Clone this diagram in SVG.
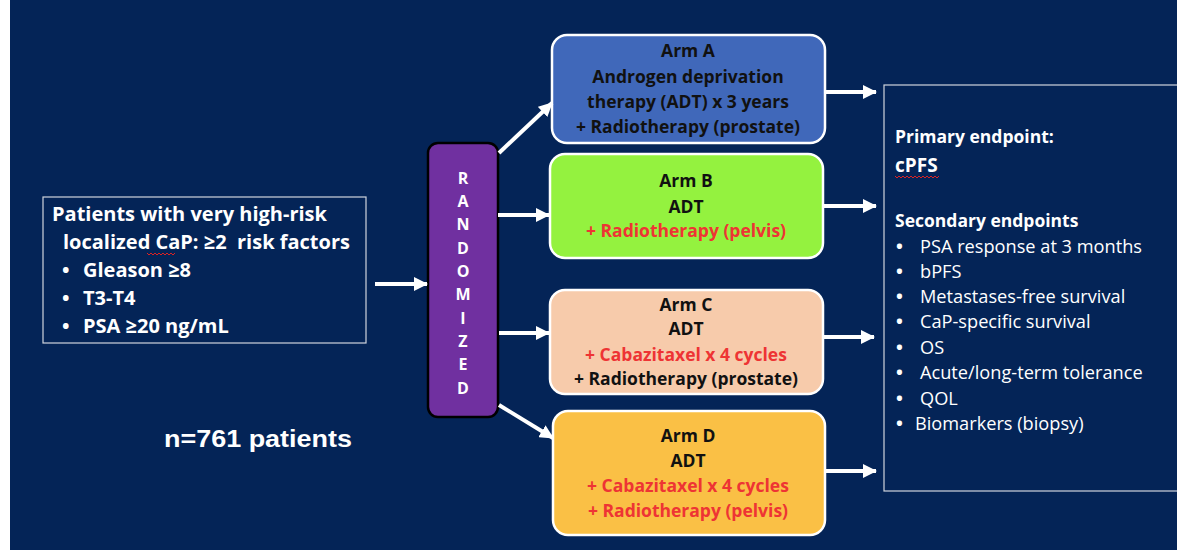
<svg xmlns="http://www.w3.org/2000/svg" width="1177" height="550" viewBox="0 0 1177 550">
<defs>
<marker id="ah" viewBox="0 0 14 14" refX="13" refY="7" markerWidth="14" markerHeight="14" markerUnits="userSpaceOnUse" orient="auto">
<path d="M0,0 L14,7 L0,14 Z" fill="#ffffff"/>
</marker>
<style>
.bg{fill:#042457}
.arm{stroke:#ffffff;stroke-width:2.5}
.t{font-family:"Open Sans",Lato,"Liberation Sans",sans-serif;font-weight:bold;font-size:17.5px;fill:#111111;text-anchor:middle}
.red{fill:#EE3434}
.w{font-family:"Open Sans",Lato,"Liberation Sans",sans-serif;fill:#ffffff}
.wb{font-weight:bold}
.b{font-weight:bold}
.conn line{stroke:#ffffff;stroke-width:4;marker-end:url(#ah)}
.sq{fill:none;stroke:#d22;stroke-width:1}
</style>
</defs>
<rect x="0" y="0" width="1177" height="550" fill="#ffffff"/>
<rect class="bg" x="10" y="0" width="1167" height="550"/>

<g id="patients">
<rect x="43" y="197" width="323" height="146" fill="none" stroke="#d0d4dc" stroke-width="1.2"/>
<g class="w wb" font-size="20">
<text x="52" y="221">Patients with very high-risk</text>
<text x="63" y="249" xml:space="preserve">localized CaP: ≥2  risk factors</text>
<text x="62" y="277">•<tspan x="83">Gleason ≥8</tspan></text>
<text x="62" y="305">•<tspan x="83">T3-T4</tspan></text>
<text x="62" y="333">•<tspan x="83">PSA ≥20 ng/mL</tspan></text>
</g>
<path class="sq" d="M147,253 l2,2 l2,-2 l2,2 l2,-2 l2,2 l2,-2 l2,2 l2,-2 l2,2 l2,-2 l2,2 l2,-2 l2,2 l2,-2"/>
</g>

<g id="n-patients">
<text x="164" y="447" font-family="'Liberation Sans',Arial,sans-serif" font-weight="bold" font-size="24" fill="#ffffff" textLength="188" lengthAdjust="spacingAndGlyphs">n=761 patients</text>
</g>

<g id="randomized">
<rect x="428" y="143" width="70" height="274" rx="10" fill="#7030A0" stroke="#000000" stroke-width="2.5"/>
<g class="w wb" font-size="16" text-anchor="middle">
<text x="463" y="184">R</text>
<text x="463" y="207">A</text>
<text x="463" y="230">N</text>
<text x="463" y="254">D</text>
<text x="463" y="277">O</text>
<text x="463" y="300">M</text>
<text x="463" y="324">I</text>
<text x="463" y="347">Z</text>
<text x="463" y="370">E</text>
<text x="463" y="394">D</text>
</g>
</g>

<g id="armA">
<rect class="arm" x="552" y="35" width="273" height="108" rx="15" fill="#4068BA"/>
<text class="t" x="688" y="57">Arm A</text>
<text class="t" x="688" y="83">Androgen deprivation</text>
<text class="t" x="688" y="108">therapy (ADT) x 3 years</text>
<text class="t" x="688" y="133">+ Radiotherapy (prostate)</text>
</g>

<g id="armB">
<rect class="arm" x="550" y="154" width="273" height="104" rx="15" fill="#94F23F"/>
<text class="t" x="686" y="187">Arm B</text>
<text class="t" x="686" y="213">ADT</text>
<text class="t red" x="686" y="237">+ Radiotherapy (pelvis)</text>
</g>

<g id="armC">
<rect class="arm" x="550" y="290" width="273" height="104" rx="15" fill="#F7CBAB"/>
<text class="t" x="686" y="311">Arm C</text>
<text class="t" x="686" y="335">ADT</text>
<text class="t red" x="686" y="361">+ Cabazitaxel x 4 cycles</text>
<text class="t" x="686" y="385">+ Radiotherapy (prostate)</text>
</g>

<g id="armD">
<rect class="arm" x="553" y="411" width="272" height="124" rx="15" fill="#FAC045"/>
<text class="t" x="688" y="442">Arm D</text>
<text class="t" x="688" y="467">ADT</text>
<text class="t red" x="688" y="492">+ Cabazitaxel x 4 cycles</text>
<text class="t red" x="688" y="517">+ Radiotherapy (pelvis)</text>
</g>

<g id="endpoints">
<rect x="884" y="85" width="300" height="406" fill="none" stroke="#d0d4dc" stroke-width="1.2"/>
<g class="w">
<text class="wb" x="895" y="143" font-size="17.5">Primary endpoint:</text>
<text class="wb" x="895" y="172" font-size="19">cPFS</text>
<text class="wb" x="895" y="227" font-size="17.5">Secondary endpoints</text>
<g font-size="18.2">
<text x="896" y="253"><tspan class="b">•</tspan><tspan x="920">PSA response at 3 months</tspan></text>
<text x="896" y="278"><tspan class="b">•</tspan><tspan x="920">bPFS</tspan></text>
<text x="896" y="303"><tspan class="b">•</tspan><tspan x="920">Metastases-free survival</tspan></text>
<text x="896" y="328"><tspan class="b">•</tspan><tspan x="920">CaP-specific survival</tspan></text>
<text x="896" y="354"><tspan class="b">•</tspan><tspan x="920">OS</tspan></text>
<text x="896" y="379"><tspan class="b">•</tspan><tspan x="920">Acute/long-term tolerance</tspan></text>
<text x="896" y="405"><tspan class="b">•</tspan><tspan x="920">QOL</tspan></text>
<text x="896" y="430"><tspan class="b">•</tspan><tspan x="915">Biomarkers (biopsy)</tspan></text>
</g>
</g>
<path class="sq" d="M895,176 l2,2 l2,-2 l2,2 l2,-2 l2,2 l2,-2 l2,2 l2,-2 l2,2 l2,-2 l2,2 l2,-2 l2,2 l2,-2 l2,2 l2,-2 l2,2 l2,-2 l2,2 l2,-2 l2,2 l2,-2"/>
</g>

<g id="connectors" class="conn">
<line x1="375" y1="284" x2="427" y2="284"/>
<line x1="499" y1="153" x2="552" y2="103"/>
<line x1="498" y1="215" x2="549" y2="215"/>
<line x1="499" y1="333" x2="549" y2="333"/>
<line x1="499" y1="405" x2="553" y2="438"/>
<line x1="826" y1="92" x2="876" y2="92"/>
<line x1="824" y1="206" x2="876" y2="206"/>
<line x1="824" y1="337" x2="874" y2="337"/>
<line x1="826" y1="471" x2="876" y2="471"/>
</g>
</svg>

....................

PROBLEM DESCRIPTION:
Replicate the material above verbatim; images stay out of the copy.

FINISHED EXERCISE:
Clone this diagram in SVG.
<svg xmlns="http://www.w3.org/2000/svg" width="1177" height="550" viewBox="0 0 1177 550">
<defs>
<marker id="ah" viewBox="0 0 14 14" refX="13" refY="7" markerWidth="14" markerHeight="14" markerUnits="userSpaceOnUse" orient="auto">
<path d="M0,0 L14,7 L0,14 Z" fill="#ffffff"/>
</marker>
<style>
.bg{fill:#042457}
.arm{stroke:#ffffff;stroke-width:2.5}
.t{font-family:"Open Sans",Lato,"Liberation Sans",sans-serif;font-weight:bold;font-size:17.5px;fill:#111111;text-anchor:middle}
.red{fill:#EE3434}
.w{font-family:"Open Sans",Lato,"Liberation Sans",sans-serif;fill:#ffffff}
.wb{font-weight:bold}
.b{font-weight:bold}
.conn line{stroke:#ffffff;stroke-width:4;marker-end:url(#ah)}
.sq{fill:none;stroke:#d22;stroke-width:1}
</style>
</defs>
<rect x="0" y="0" width="1177" height="550" fill="#ffffff"/>
<rect class="bg" x="10" y="0" width="1167" height="550"/>

<g id="patients">
<rect x="43" y="197" width="323" height="146" fill="none" stroke="#d0d4dc" stroke-width="1.2"/>
<g class="w wb" font-size="20">
<text x="52" y="221">Patients with very high-risk</text>
<text x="63" y="249" xml:space="preserve">localized CaP: ≥2  risk factors</text>
<text x="62" y="277">•<tspan x="83">Gleason ≥8</tspan></text>
<text x="62" y="305">•<tspan x="83">T3-T4</tspan></text>
<text x="62" y="333">•<tspan x="83">PSA ≥20 ng/mL</tspan></text>
</g>
<path class="sq" d="M147,253 l2,2 l2,-2 l2,2 l2,-2 l2,2 l2,-2 l2,2 l2,-2 l2,2 l2,-2 l2,2 l2,-2 l2,2 l2,-2"/>
</g>

<g id="n-patients">
<text x="164" y="447" font-family="'Liberation Sans',Arial,sans-serif" font-weight="bold" font-size="24" fill="#ffffff" textLength="188" lengthAdjust="spacingAndGlyphs">n=761 patients</text>
</g>

<g id="randomized">
<rect x="428" y="143" width="70" height="274" rx="10" fill="#7030A0" stroke="#000000" stroke-width="2.5"/>
<g class="w wb" font-size="16" text-anchor="middle">
<text x="463" y="184">R</text>
<text x="463" y="207">A</text>
<text x="463" y="230">N</text>
<text x="463" y="254">D</text>
<text x="463" y="277">O</text>
<text x="463" y="300">M</text>
<text x="463" y="324">I</text>
<text x="463" y="347">Z</text>
<text x="463" y="370">E</text>
<text x="463" y="394">D</text>
</g>
</g>

<g id="armA">
<rect class="arm" x="552" y="35" width="273" height="108" rx="15" fill="#4068BA"/>
<text class="t" x="688" y="57">Arm A</text>
<text class="t" x="688" y="83">Androgen deprivation</text>
<text class="t" x="688" y="108">therapy (ADT) x 3 years</text>
<text class="t" x="688" y="133">+ Radiotherapy (prostate)</text>
</g>

<g id="armB">
<rect class="arm" x="550" y="154" width="273" height="104" rx="15" fill="#94F23F"/>
<text class="t" x="686" y="187">Arm B</text>
<text class="t" x="686" y="213">ADT</text>
<text class="t red" x="686" y="237">+ Radiotherapy (pelvis)</text>
</g>

<g id="armC">
<rect class="arm" x="550" y="290" width="273" height="104" rx="15" fill="#F7CBAB"/>
<text class="t" x="686" y="311">Arm C</text>
<text class="t" x="686" y="335">ADT</text>
<text class="t red" x="686" y="361">+ Cabazitaxel x 4 cycles</text>
<text class="t" x="686" y="385">+ Radiotherapy (prostate)</text>
</g>

<g id="armD">
<rect class="arm" x="553" y="411" width="272" height="124" rx="15" fill="#FAC045"/>
<text class="t" x="688" y="442">Arm D</text>
<text class="t" x="688" y="467">ADT</text>
<text class="t red" x="688" y="492">+ Cabazitaxel x 4 cycles</text>
<text class="t red" x="688" y="517">+ Radiotherapy (pelvis)</text>
</g>

<g id="endpoints">
<rect x="884" y="85" width="300" height="406" fill="none" stroke="#d0d4dc" stroke-width="1.2"/>
<g class="w">
<text class="wb" x="895" y="143" font-size="17.5">Primary endpoint:</text>
<text class="wb" x="895" y="172" font-size="19">cPFS</text>
<text class="wb" x="895" y="227" font-size="17.5">Secondary endpoints</text>
<g font-size="18.2">
<text x="896" y="253"><tspan class="b">•</tspan><tspan x="920">PSA response at 3 months</tspan></text>
<text x="896" y="278"><tspan class="b">•</tspan><tspan x="920">bPFS</tspan></text>
<text x="896" y="303"><tspan class="b">•</tspan><tspan x="920">Metastases-free survival</tspan></text>
<text x="896" y="328"><tspan class="b">•</tspan><tspan x="920">CaP-specific survival</tspan></text>
<text x="896" y="354"><tspan class="b">•</tspan><tspan x="920">OS</tspan></text>
<text x="896" y="379"><tspan class="b">•</tspan><tspan x="920">Acute/long-term tolerance</tspan></text>
<text x="896" y="405"><tspan class="b">•</tspan><tspan x="920">QOL</tspan></text>
<text x="896" y="430"><tspan class="b">•</tspan><tspan x="915">Biomarkers (biopsy)</tspan></text>
</g>
</g>
<path class="sq" d="M895,176 l2,2 l2,-2 l2,2 l2,-2 l2,2 l2,-2 l2,2 l2,-2 l2,2 l2,-2 l2,2 l2,-2 l2,2 l2,-2 l2,2 l2,-2 l2,2 l2,-2 l2,2 l2,-2 l2,2 l2,-2"/>
</g>

<g id="connectors" class="conn">
<line x1="375" y1="284" x2="427" y2="284"/>
<line x1="499" y1="153" x2="552" y2="103"/>
<line x1="498" y1="215" x2="549" y2="215"/>
<line x1="499" y1="333" x2="549" y2="333"/>
<line x1="499" y1="405" x2="553" y2="438"/>
<line x1="826" y1="92" x2="876" y2="92"/>
<line x1="824" y1="206" x2="876" y2="206"/>
<line x1="824" y1="337" x2="874" y2="337"/>
<line x1="826" y1="471" x2="876" y2="471"/>
</g>
</svg>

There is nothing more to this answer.